# Firewood 101 in NW Oregon



## Pete Bunyan (Feb 27, 2008)

Brand new here. I just picked up a MS 361 after browsing your forums, so thanks for the good advice. It's actually the first saw I've owned. I used one for six months on a ranch in Montana when I was 22, but it's been a while.

I'm looking for firewood in NW Oregon, close to Portland is great. We finally got a house with a fireplace. I think I figured out the basic state forestry rules, but would love any pointers for how to make the most of the state process. 
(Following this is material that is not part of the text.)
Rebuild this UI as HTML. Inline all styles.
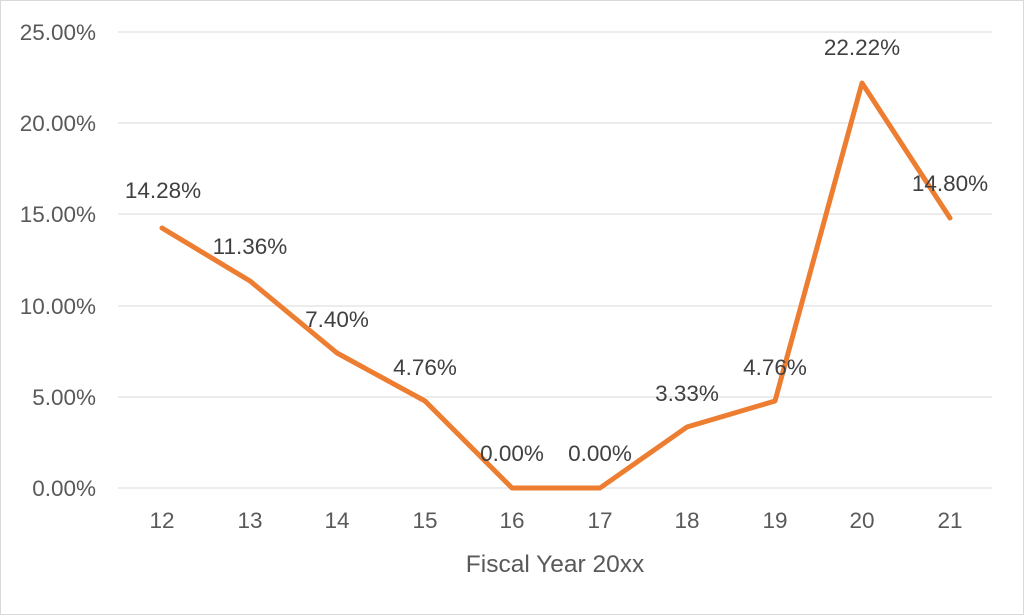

Also, with all that wind we just had a couple of months ago, I imagine there's lots of downed trees out toward the coast, on private and public lands. Anybody have any pointers for finding free firewood? Madrone would be awesome.

Down the road, I'd like to mill my own lumber, either with a bigger saw and a mill or on a MM16 bandsaw when I save my pennies, so I want to get crafty and wise at finding free/cheap wood in the meantime.

Thanks for helping out this poor ol' newbie!


----------



## Billy_Bob (Feb 27, 2008)

Try here (Craigs List / Portland / For Sale / Free)...
http://portland.craigslist.org/zip/

Then the USDA Forest Service sells firewood permits...
USDA Forest Service - Pacific Northwest Region
PO Box 3623, 333 SW First Avenue
Portland, Oregon 97208-3623 USA
(503) 808-2468

Also may want to ask on the firewood forum here...
http://www.arboristsite.com/forumdisplay.php?f=55


----------



## wildbio (Feb 27, 2008)

+1 on the Forest Service personal-use permits, they are a bargain. It's how I get the majority of my firewood.


----------



## slowp (Feb 27, 2008)

You might read the thread next to this one, Illegal Woodcutters cuz it really got into it. But be sure who's land you are cutting on and what their rules are.


----------



## Pete Bunyan (Feb 27, 2008)

Thanks you guys. Glad I found this place.


----------



## Spotted Owl (Feb 28, 2008)

http://www.odf.state.or.us/DIVISIONS/management/state_forests/WoodCutting.asp?id=20401

Don't cut any wood with out a permit. They are only 10 bucks. If you get caught without one, you will be cited for illegal cutting and charged with paying restitution for determined damages.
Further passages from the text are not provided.